Snubbing cameras ignited a debate over whether Keys, once a spokeswoman for BlackBerry, was taking too strong a stance against her own fans and ubiquitous technology.

But it's not like the standoff between musicians and cameras is entirely new. For years it was considered a faux pas to sneak personal cameras into shows.

Music icons like Beyonce and Prince warned fans that digital cameras would be confiscated by security at their shows. Prince even made it part of its famous "Purple Rules" posted outside of arenas.

"Violators will be asked to access another experience," he warned.

As high-quality smartphones hit the market, the fight against cameras became almost futile. Everyone suddenly had a lens at their disposal and with it came the urge to snap a good picture.

Metric frontwoman Emily Haines is hopeful that more fans might think twice before pulling out their devices.

"I feel like Metric shows used to be like rock 'n' roll church," she says. "The doors (would) close and this was our home for the next couple hours."
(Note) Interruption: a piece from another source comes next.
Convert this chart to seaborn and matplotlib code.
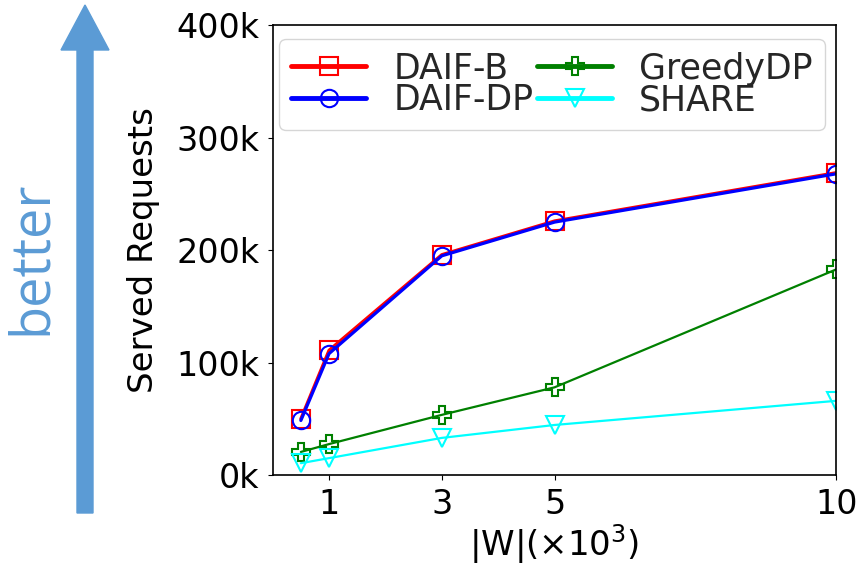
import pandas as pd
import matplotlib
matplotlib.use("Agg")
import matplotlib.pyplot as plt
from matplotlib.patches import FancyArrow
import seaborn as sns

# |W| in thousands
workers = [0.5, 1, 3, 5, 10]
daif_b = [50000, 111000, 196000, 226000, 269000]
daif_dp = [48500, 108000, 195000, 225000, 268000]
greedy_dp = [20500, 27500, 53500, 78000, 183000]
share = [10500, 15000, 33000, 44500, 66000]

x_ticks = [1, 3, 5, 10]
y_ticks = [0, 100000, 200000, 300000, 400000]
y_tick_labels = ["0k", "100k", "200k", "300k", "400k"]

sns.set_style("ticks")
plt.rcParams['font.family'] = ['DejaVu Sans']
plt.rcParams['mathtext.default'] = 'regular'

df = pd.DataFrame({
    'W': workers * 4,
    'Served': daif_b + daif_dp + greedy_dp + share,
    'Method': ['DAIF-B'] * 5 + ['DAIF-DP'] * 5 + ['GreedyDP'] * 5 + ['SHARE'] * 5,
})

styles = {
    'DAIF-B': ('red', 's', 2.3),
    'DAIF-DP': ('blue', 'o', 2.3),
    'GreedyDP': ('green', 'P', 1.6),
    'SHARE': ('cyan', 'v', 1.6),
}

fig = plt.figure(figsize=(8.61, 5.66), dpi=100)
ax = fig.add_axes([0.3167, 0.1608, 0.6548, 0.7943])

for name, (color, marker, lw) in styles.items():
    sub = df[df['Method'] == name]
    sns.lineplot(data=sub, x='W', y='Served', ax=ax, color=color, marker=marker,
                 markersize=12.5, markerfacecolor='none', markeredgecolor=color,
                 markeredgewidth=1.5, linewidth=lw, label=name)

ax.set_xlim(0, 10)
ax.set_ylim(0, 400000)
ax.set_xticks(x_ticks)
ax.set_xticklabels([str(t) for t in x_ticks])
ax.set_yticks(y_ticks)
ax.set_yticklabels(y_tick_labels)
ax.tick_params(labelsize=24, pad=6, color='black', labelcolor='black')
for sp in ax.spines.values():
    sp.set_color('black')
    sp.set_linewidth(1.2)

ax.set_xlabel("|W|(×10$^3$)", fontsize=24.5, color='black', labelpad=1)
ax.set_ylabel("Served Requests", fontsize=24.5, color='black', labelpad=12)

leg = ax.legend(loc='upper left', bbox_to_anchor=(0.0117, 0.969), borderaxespad=0,
                ncol=2, fontsize=25, handlelength=2.15, handletextpad=0.78,
                columnspacing=0.12, labelspacing=-0.06, borderpad=0.35,
                frameon=True, edgecolor='0.8', fancybox=True)
for line in leg.get_lines():
    line.set_linewidth(3.5)

# "better" arrow on the left
arrow_color = '#5B9BD5'
fig.add_artist(FancyArrow(0.85, 0.53, 0, 5.08, width=0.16, head_width=0.48,
                          head_length=0.45, length_includes_head=True,
                          color=arrow_color, transform=fig.dpi_scale_trans))
fig.text(46 / 861, 1 - 257.5 / 566, "better", rotation=90, rotation_mode='anchor',
         ha='center', va='baseline', fontsize=39, color=arrow_color,
         family=['Open Sans', 'DejaVu Sans'])

fig.savefig("out.png", dpi=100)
Haines says it's become tougher to recapture that energy in larger venues as more people try to document their experience.

"You're trying to convey to thousands of people something that will unify everyone ... and instead realize someone is taking a super unflattering close-up picture of you. It's like, 'OK, I'm not here for the world's worst photo shoot. I'm here to play music.'"

Haines is also cautious of how some concertgoers are looking for the viral clips that'll catch fire on social media. Countless artists have been forced to defend their off-the-cuff remarks to fans or rewatch embarrassing stage tumbles that wound up online.

"It feels like the risk of being totally spontaneous is not worth the consequence, if somebody has posted it on YouTube before you've even left the building," she says.

"You bring on the ire of whoever you've offended."

Australian singer Troye Sivan, who rose to fame on YouTube before launching his mainstream pop career, is used to seeing his Internet-savvy fans throwing up their phones at his shows.

"It's almost a different form of reward," he says.

"When I start playing a song and see all the phones coming up, I'm like, 'Oh people want to share this, that's a good thing.'"

But that doesn't necessarily mean Sivan likes shooting amateur concert footage himself.

"I might film for like 10 seconds to get something for my Instagram story, but I've never been the person that films the whole song," he adds.

"My mom does that, and I'm like, 'Mom, are you going to go home and watch it back later? What's the goal here?'"

Vine star Ruth B shares his sentiments, even though she launched her career by offering a glimpse into her most intimate musical moments sitting at her piano. The singer rose to fame after encouraging fans to interact with the creation of her debut song "Lost Boy."

She thinks filming concerts is a totally different situation.

"I've always been a really big advocate for living in the moment," Ruth B says.

"I'd rather see something through my own eyes than a phone screen."